The Business Case for Proactive Monitoring

In addition to mitigating legal exposure, proactive monitoring also delivers tangible business benefits:

Low-Cost Resolution. Timely discovery of potential infringements allows for swift, inexpensive enforcement—often through a cease-and-desist letter, opposition proceeding or UDRP complaint—rather than costly federal litigation.

Preservation of Exclusivity and Brand Equity. Regular enforcement helps maintain a mark’s distinctiveness and commercial value, protecting a key intangible asset that factors heavily into diligence and valuation.

Stronger Position at Exit. Demonstrating consistent monitoring and enforcement during diligence gives sponsors and portfolio companies a credible basis to counter buyer concerns about IP risk and valuation.

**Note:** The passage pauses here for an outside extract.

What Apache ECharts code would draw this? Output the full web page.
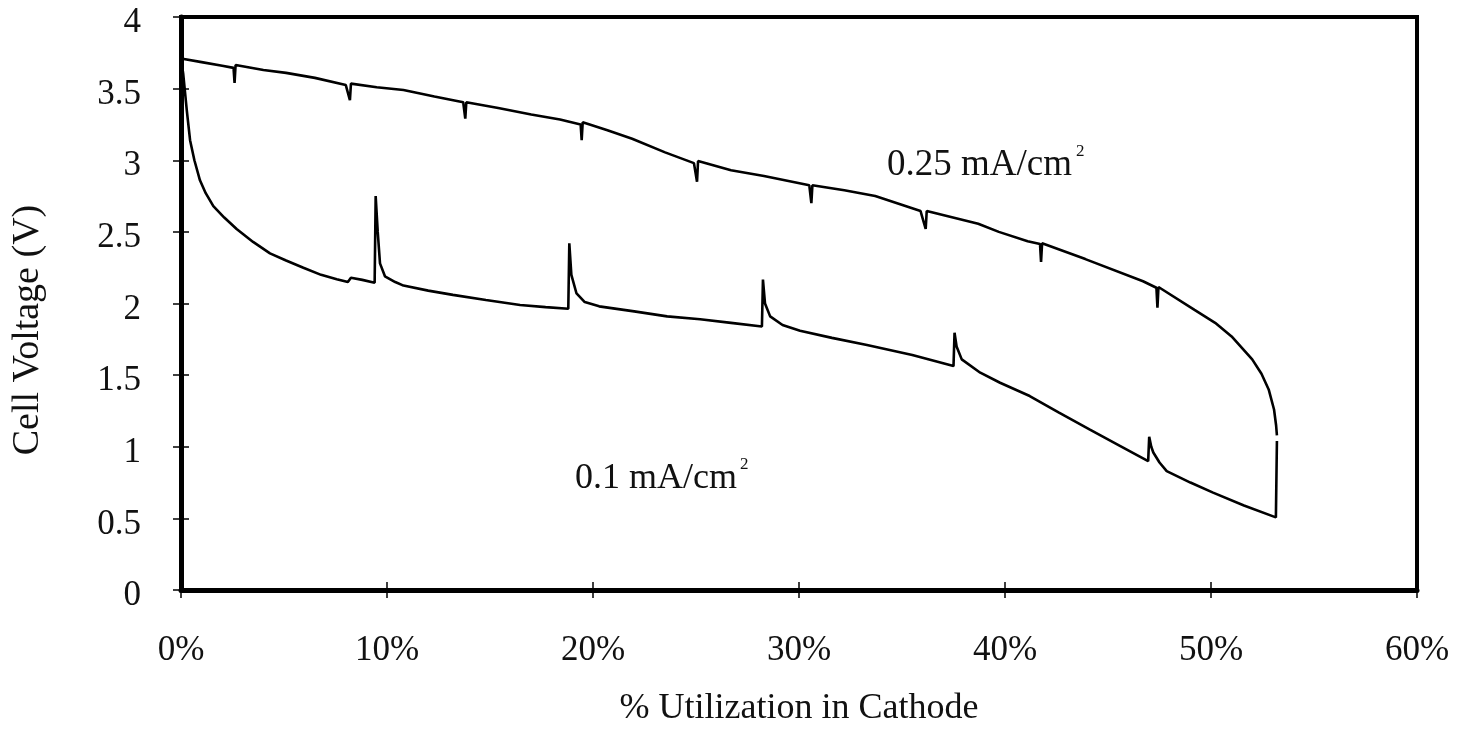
<!DOCTYPE html>
<html>
<head>
<meta charset="utf-8">
<script src="https://cdn.jsdelivr.net/npm/echarts@6/dist/echarts.min.js"></script>
<style>
  html, body { margin: 0; padding: 0; background: #fff; }
  #chart { width: 1471px; height: 732px; }
</style>
</head>
<body>
<div id="chart"></div>
<script>
// 坐标轴刻度
const xTicks = [0, 10, 20, 30, 40, 50, 60];
const yTicks = [0, 0.5, 1, 1.5, 2, 2.5, 3, 3.5, 4];

// 0.25 mA/cm2 放电曲线 [利用率 %, 电压 V]
const highRate = [
  [0, 3.71], [1.0, 3.685], [2.0, 3.66], [2.55, 3.645], [2.6, 3.54], [2.65, 3.665],
  [4.0, 3.63], [5.1, 3.61], [6.5, 3.575], [8.0, 3.525], [8.2, 3.42], [8.25, 3.535],
  [9.5, 3.51], [10.8, 3.49], [12.3, 3.445], [13.7, 3.405], [13.8, 3.29], [13.85, 3.405],
  [15.4, 3.365], [17.0, 3.32], [18.4, 3.285], [19.4, 3.25], [19.45, 3.14], [19.5, 3.265],
  [20.7, 3.21], [21.9, 3.15], [23.5, 3.055], [24.9, 2.98], [25.05, 2.85], [25.1, 2.995],
  [26.7, 2.93], [28.3, 2.89], [30.5, 2.825], [30.6, 2.70], [30.65, 2.825],
  [32.2, 2.79], [33.7, 2.75], [35.9, 2.645], [36.15, 2.52], [36.2, 2.645],
  [38.7, 2.557], [39.7, 2.5], [41.1, 2.435], [41.7, 2.415], [41.75, 2.29], [41.8, 2.42],
  [43.9, 2.31], [46.7, 2.155], [47.35, 2.11], [47.4, 1.97], [47.45, 2.115],
  [49.2, 1.955], [50.2, 1.865], [51.0, 1.77], [51.5, 1.69], [52.0, 1.61], [52.45, 1.51],
  [52.8, 1.40], [53.06, 1.26], [53.16, 1.15], [53.2, 1.08]
];

// 0.1 mA/cm2 放电曲线
const lowRate = [
  [0, 3.71], [0.11, 3.6], [0.28, 3.35], [0.44, 3.14], [0.65, 3.0], [0.92, 2.86],
  [1.2, 2.77], [1.57, 2.68], [2.1, 2.6], [2.7, 2.52], [3.5, 2.43], [4.32, 2.35],
  [5.1, 2.3], [5.94, 2.25], [6.8, 2.2], [7.56, 2.17], [8.1, 2.15], [8.25, 2.18],
  [8.8, 2.165], [9.4, 2.145], [9.45, 2.75], [9.55, 2.5], [9.66, 2.28], [9.9, 2.19],
  [10.4, 2.15], [10.8, 2.125], [12.0, 2.09], [13.2, 2.06], [14.8, 2.025], [16.46, 1.99],
  [17.7, 1.975], [18.8, 1.963], [18.85, 2.42], [18.95, 2.2], [19.2, 2.07], [19.6, 2.01],
  [20.3, 1.98], [22.0, 1.945], [23.6, 1.91], [25.2, 1.89], [26.7, 1.865], [28.2, 1.84],
  [28.25, 2.167], [28.35, 2.0], [28.6, 1.91], [29.2, 1.85], [30.05, 1.81], [31.6, 1.76],
  [33.3, 1.71], [35.5, 1.64], [37.5, 1.563], [37.55, 1.796], [37.65, 1.7], [37.9, 1.61],
  [38.8, 1.517], [39.76, 1.447], [41.2, 1.354], [42.6, 1.24], [44.1, 1.122], [45.6, 1.005],
  [46.95, 0.9], [47.0, 1.07], [47.1, 1.0], [47.2, 0.96], [47.5, 0.89], [47.85, 0.83],
  [49.0, 0.75], [50.1, 0.68], [51.6, 0.59], [53.15, 0.507], [53.2, 1.04]
];

const FONT = "'Liberation Serif', 'Times New Roman', serif";
const TXT = "#111";

const chart = echarts.init(document.getElementById("chart"));

const option = {
  animation: false,
  backgroundColor: "#fff",
  grid: {
    left: 181,
    right: 54,
    top: 17,
    bottom: 141,
    show: true,
    borderColor: "#000",
    borderWidth: 4,
  },
  xAxis: [
    {
      type: "value",
      min: xTicks[0],
      max: xTicks[xTicks.length - 1],
      interval: 10,
      name: "% Utilization in Cathode",
      nameLocation: "middle",
      nameGap: 101,
      nameTextStyle: { fontFamily: FONT, fontSize: 36, color: TXT },
      axisLine: { lineStyle: { color: "#000", width: 5 } },
      axisTick: { show: true, length: 8, lineStyle: { color: "#000", width: 1.5 } },
      axisLabel: {
        margin: 43,
        fontFamily: FONT,
        fontSize: 35,
        color: TXT,
        formatter: (v) => v + "%",
      },
      splitLine: { show: false },
    },
    {
      // 向内的刻度，形成十字刻度
      type: "value",
      min: xTicks[0],
      max: xTicks[xTicks.length - 1],
      interval: 10,
      position: "bottom",
      axisLine: { show: false },
      axisTick: { show: true, inside: true, length: 8, lineStyle: { color: "#000", width: 1.5 } },
      axisLabel: { show: false },
      splitLine: { show: false },
    },
  ],
  yAxis: [
    {
      type: "value",
      min: yTicks[0],
      max: yTicks[yTicks.length - 1],
      interval: 0.5,
      axisLine: { show: true, lineStyle: { color: "#000", width: 5 } },
      axisTick: { show: true, length: 8, lineStyle: { color: "#000", width: 1.5 } },
      axisLabel: {
        margin: 40,
        fontFamily: FONT,
        fontSize: 35,
        color: TXT,
        // 标签略低于刻度
        verticalAlign: "top",
        lineHeight: 12,
      },
      splitLine: { show: false },
    },
    {
      type: "value",
      min: yTicks[0],
      max: yTicks[yTicks.length - 1],
      interval: 0.5,
      position: "left",
      axisLine: { show: false },
      axisTick: { show: true, inside: true, length: 8, lineStyle: { color: "#000", width: 1.5 } },
      axisLabel: { show: false },
      splitLine: { show: false },
    },
  ],
  series: [
    {
      name: "0.25 mA/cm2",
      type: "line",
      data: highRate,
      symbol: "none",
      lineStyle: { color: "#000", width: 2.6 },
      z: 3,
    },
    {
      name: "0.1 mA/cm2",
      type: "line",
      data: lowRate,
      symbol: "none",
      lineStyle: { color: "#000", width: 2.6 },
      z: 3,
    },
  ],
  graphic: [
    {
      // y轴标题
      type: "text",
      x: 28,
      y: 330,
      rotation: Math.PI / 2,
      style: {
        text: "Cell Voltage (V)",
        font: "38px " + FONT,
        fill: TXT,
        align: "center",
        verticalAlign: "middle",
      },
    },
    {
      type: "text",
      x: 887,
      y: 147,
      style: { text: "0.25 mA/cm", font: "37px " + FONT, fill: TXT },
    },
    {
      type: "text",
      x: 1076,
      y: 143,
      style: { text: "2", font: "17px " + FONT, fill: TXT },
    },
    {
      type: "text",
      x: 575,
      y: 461,
      style: { text: "0.1 mA/cm", font: "36px " + FONT, fill: TXT },
    },
    {
      type: "text",
      x: 740,
      y: 456,
      style: { text: "2", font: "17px " + FONT, fill: TXT },
    },
  ],
};

chart.setOption(option);
window.onresize = () => {
  chart.resize();
};
</script>
</body>
</html>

Practical Guidance for Implementation

Establishing an effective monitoring program requires thoughtful design and disciplined execution. The following practices can help sponsors and portfolio companies build scalable, value-preserving systems:

Create a Trademark Inventory and Implement Tiered Monitoring. Develop a complete inventory of all trademarks—registered and unregistered—along with slogans, logos, trade dress and domain names. Assign monitoring “tiers” based on importance and risk: core marks may receive global, continuous monitoring, while secondary marks can be monitored periodically or within specific geographic regions. When compiling watch terms, be sure to include similar terms and colloquial names that might have developed organically in the marketplace.

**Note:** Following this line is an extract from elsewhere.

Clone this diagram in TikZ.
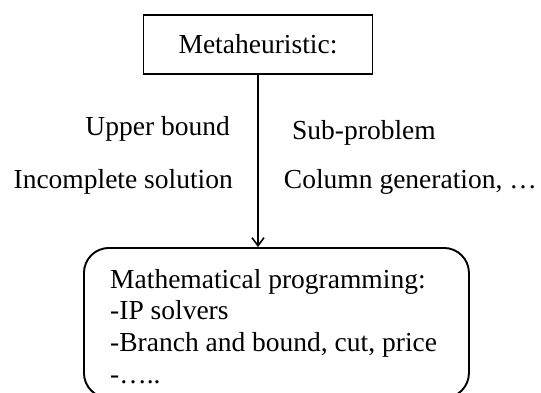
\documentclass[tikz,border=0pt]{standalone}
\usepackage{fontspec}
\setmainfont{Liberation Serif}
\usetikzlibrary{arrows.meta}
\begin{document}
\begin{tikzpicture}[x=1pt,y=-1pt,
  every node/.style={font=\fontsize{27.5}{31.6}\selectfont, inner sep=0pt},
  boxline/.style={draw, line width=1.9pt},
  lbl/.style={}]
\useasboundingbox (0,0) rectangle (541,392);
\node (meta) [boxline, minimum width=229pt, minimum height=59pt] at (258,44.5) {Metaheuristic:};
\node (mpbox) [boxline, rounded corners=25pt, minimum width=385pt, minimum height=150pt, anchor=north west] at (83,247) {};
\node (mptext) [anchor=north west, align=left] at (110,269) {Mathematical programming:\\-IP solvers\\-Branch and bound, cut, price\\-…..};
\draw[line width=1.9pt, -{Straight Barb[length=8pt,width=12pt,line width=1.6pt]}] (meta.south) -- (meta.south |- mpbox.north);
\node (ub) [lbl, anchor=base east] at (230,135) {Upper bound};
\node (is) [lbl, anchor=base east] at (233,188) {Incomplete solution};
\node (sp) [lbl, anchor=base west] at (292,139) {Sub-problem};
\node (cg) [lbl, anchor=base east] at (537,188) {Column generation, …};
\end{tikzpicture}
\end{document}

Develop Templates. Standardize enforcement documents—such as cease-and-desist letters, Trademark Trial and Appeal Board oppositions and UDRP complaints—so they can be deployed quickly with minimal customization for any given at-issue mark. This reduces response time and overall cost.

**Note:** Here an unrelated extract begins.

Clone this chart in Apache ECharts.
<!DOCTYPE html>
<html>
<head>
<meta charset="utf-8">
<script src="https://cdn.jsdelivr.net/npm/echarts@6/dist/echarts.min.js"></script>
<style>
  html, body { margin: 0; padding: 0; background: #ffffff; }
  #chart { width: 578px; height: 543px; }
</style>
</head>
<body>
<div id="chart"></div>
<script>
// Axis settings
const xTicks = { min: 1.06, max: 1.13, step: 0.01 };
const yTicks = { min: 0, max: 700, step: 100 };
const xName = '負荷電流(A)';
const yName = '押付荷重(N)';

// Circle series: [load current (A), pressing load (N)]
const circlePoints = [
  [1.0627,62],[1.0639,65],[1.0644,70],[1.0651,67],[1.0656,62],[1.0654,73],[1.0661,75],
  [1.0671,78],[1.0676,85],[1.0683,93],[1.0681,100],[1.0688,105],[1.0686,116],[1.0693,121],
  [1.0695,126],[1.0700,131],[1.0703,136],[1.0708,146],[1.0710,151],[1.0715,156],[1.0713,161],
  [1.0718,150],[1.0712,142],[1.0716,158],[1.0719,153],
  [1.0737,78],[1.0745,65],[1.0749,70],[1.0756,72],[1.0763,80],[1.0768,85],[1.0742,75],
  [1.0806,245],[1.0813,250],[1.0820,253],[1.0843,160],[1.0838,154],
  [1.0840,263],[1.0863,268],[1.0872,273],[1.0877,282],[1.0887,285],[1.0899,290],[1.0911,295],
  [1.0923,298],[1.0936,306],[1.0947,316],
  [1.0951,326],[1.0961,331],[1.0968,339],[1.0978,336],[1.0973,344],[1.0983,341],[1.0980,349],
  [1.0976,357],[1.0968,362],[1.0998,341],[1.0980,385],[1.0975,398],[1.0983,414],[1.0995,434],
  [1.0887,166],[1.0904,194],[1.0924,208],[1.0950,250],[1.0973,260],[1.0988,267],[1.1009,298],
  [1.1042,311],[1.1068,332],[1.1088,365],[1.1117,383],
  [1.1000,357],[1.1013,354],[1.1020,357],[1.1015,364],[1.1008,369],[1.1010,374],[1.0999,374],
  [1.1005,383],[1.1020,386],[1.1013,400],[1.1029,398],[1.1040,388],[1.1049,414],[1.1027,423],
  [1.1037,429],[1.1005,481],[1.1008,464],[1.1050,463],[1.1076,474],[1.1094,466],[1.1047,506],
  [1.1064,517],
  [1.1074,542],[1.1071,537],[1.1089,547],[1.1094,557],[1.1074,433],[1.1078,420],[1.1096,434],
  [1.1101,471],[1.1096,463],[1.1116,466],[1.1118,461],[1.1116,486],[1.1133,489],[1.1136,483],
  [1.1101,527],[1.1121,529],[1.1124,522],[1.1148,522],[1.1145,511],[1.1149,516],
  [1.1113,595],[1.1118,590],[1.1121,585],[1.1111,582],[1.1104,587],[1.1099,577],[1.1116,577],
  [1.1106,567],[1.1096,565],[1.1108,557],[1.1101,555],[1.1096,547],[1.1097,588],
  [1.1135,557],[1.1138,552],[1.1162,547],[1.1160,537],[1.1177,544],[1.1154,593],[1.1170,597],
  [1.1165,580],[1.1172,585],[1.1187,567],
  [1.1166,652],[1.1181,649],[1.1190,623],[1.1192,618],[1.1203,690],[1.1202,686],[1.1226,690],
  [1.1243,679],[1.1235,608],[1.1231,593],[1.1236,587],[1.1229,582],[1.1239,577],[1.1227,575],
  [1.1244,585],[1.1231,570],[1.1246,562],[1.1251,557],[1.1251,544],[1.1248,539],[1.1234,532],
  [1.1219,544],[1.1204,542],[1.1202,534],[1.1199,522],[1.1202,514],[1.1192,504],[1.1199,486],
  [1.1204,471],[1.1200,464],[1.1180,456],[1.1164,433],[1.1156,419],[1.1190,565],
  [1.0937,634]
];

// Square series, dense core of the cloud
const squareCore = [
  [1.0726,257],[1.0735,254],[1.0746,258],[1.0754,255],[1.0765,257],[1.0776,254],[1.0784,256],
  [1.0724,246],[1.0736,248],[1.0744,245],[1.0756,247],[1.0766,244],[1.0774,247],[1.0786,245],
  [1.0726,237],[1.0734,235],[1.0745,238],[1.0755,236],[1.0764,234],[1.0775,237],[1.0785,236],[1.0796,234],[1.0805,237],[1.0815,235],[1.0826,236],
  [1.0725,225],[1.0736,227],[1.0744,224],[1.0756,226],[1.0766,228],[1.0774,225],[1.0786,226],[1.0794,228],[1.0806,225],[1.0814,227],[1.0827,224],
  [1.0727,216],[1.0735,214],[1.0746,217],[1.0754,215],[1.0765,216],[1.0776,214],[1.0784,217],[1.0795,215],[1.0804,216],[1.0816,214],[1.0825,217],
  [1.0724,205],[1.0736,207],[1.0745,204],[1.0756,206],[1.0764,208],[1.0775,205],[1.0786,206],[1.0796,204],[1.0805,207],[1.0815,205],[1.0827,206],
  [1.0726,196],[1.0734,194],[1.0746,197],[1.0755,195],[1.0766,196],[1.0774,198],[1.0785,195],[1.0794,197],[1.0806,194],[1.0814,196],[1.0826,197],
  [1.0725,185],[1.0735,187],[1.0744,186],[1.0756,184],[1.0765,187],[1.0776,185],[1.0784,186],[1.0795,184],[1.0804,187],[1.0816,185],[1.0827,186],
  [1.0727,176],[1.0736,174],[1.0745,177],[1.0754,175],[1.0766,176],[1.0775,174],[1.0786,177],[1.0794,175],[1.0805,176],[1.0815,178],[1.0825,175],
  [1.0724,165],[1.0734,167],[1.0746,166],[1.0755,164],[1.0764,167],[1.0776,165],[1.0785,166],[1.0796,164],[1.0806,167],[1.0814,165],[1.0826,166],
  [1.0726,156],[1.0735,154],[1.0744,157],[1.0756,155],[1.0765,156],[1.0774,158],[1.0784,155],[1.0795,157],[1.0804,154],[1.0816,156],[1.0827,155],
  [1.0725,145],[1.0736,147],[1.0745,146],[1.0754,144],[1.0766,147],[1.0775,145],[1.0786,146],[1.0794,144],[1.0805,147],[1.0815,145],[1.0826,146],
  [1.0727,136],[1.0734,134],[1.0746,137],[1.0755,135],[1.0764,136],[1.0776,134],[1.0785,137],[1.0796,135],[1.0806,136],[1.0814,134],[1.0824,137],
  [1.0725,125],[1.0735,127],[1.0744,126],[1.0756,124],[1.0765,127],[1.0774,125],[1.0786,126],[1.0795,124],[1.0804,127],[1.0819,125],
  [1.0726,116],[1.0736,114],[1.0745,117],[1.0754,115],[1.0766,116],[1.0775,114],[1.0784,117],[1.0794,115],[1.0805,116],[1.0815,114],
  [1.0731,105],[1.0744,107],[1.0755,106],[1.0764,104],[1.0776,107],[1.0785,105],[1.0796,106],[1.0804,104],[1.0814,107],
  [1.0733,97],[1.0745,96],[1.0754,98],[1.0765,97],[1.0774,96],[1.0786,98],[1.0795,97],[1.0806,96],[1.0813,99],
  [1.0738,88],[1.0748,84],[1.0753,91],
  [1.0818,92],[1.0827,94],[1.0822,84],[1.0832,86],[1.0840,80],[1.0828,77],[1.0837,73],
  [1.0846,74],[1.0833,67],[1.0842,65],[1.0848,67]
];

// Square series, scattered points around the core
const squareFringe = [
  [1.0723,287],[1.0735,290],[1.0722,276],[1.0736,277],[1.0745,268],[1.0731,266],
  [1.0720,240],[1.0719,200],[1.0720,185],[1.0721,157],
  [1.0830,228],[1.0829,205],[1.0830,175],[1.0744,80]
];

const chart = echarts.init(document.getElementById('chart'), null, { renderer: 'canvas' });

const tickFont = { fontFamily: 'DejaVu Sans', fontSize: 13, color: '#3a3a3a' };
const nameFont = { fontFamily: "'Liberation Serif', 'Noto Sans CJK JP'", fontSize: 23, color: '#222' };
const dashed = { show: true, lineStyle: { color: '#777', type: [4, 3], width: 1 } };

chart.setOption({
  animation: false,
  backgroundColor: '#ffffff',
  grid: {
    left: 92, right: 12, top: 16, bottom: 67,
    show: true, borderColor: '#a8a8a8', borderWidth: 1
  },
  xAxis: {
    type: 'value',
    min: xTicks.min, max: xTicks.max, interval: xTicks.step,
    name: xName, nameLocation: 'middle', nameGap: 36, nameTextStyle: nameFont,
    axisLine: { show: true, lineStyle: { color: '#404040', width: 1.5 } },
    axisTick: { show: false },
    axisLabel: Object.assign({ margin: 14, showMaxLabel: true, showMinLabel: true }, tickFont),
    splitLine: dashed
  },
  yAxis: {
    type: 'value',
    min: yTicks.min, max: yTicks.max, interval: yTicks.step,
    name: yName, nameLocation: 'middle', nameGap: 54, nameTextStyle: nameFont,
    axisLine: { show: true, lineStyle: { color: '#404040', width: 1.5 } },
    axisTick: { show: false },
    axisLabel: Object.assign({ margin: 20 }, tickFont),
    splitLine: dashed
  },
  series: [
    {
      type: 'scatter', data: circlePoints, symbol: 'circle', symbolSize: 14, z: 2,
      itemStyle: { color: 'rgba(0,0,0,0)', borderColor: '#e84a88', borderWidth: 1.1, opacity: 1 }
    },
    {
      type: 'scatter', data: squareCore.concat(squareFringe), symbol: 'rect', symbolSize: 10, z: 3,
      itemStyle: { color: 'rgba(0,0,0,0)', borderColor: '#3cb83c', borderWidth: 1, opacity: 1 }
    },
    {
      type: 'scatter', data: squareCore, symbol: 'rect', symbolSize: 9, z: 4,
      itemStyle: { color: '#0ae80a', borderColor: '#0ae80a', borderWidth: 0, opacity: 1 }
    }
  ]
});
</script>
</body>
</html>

Document and Centralize Enforcement Records. Maintain detailed records of enforcement actions and outcomes. Centralized documentation supports consistency, facilitates future diligence and helps demonstrate successful policing if litigation arises. At the time of exit, centralized records can more easily be gathered into a data room and will help make due diligence more efficient.

Take a Measured Approach. Not every similar mark warrants enforcement. Over-asserting rights can dilute credibility. Focus on uses that are truly confusingly similar and that overlap with the company’s goods or services.

Conclusion

Trademark and domain name monitoring are, at their core, forms of asset management designed to protect and enhance brand value. For sponsors and portfolio companies, the business case is clear: proactive monitoring helps detect potential infringements early, reduces enforcement costs and strengthens brand exclusivity and valuation.

A centralized, disciplined monitoring program—guided by the practical steps above—provides repeatable, scalable protection across a portfolio. In an environment where buyers scrutinize IP diligence and opportunistic actors move quickly, trademark and domain monitoring represent a low-cost, high-reward investment that should be an integral part of every portfolio company’s brand management strategy.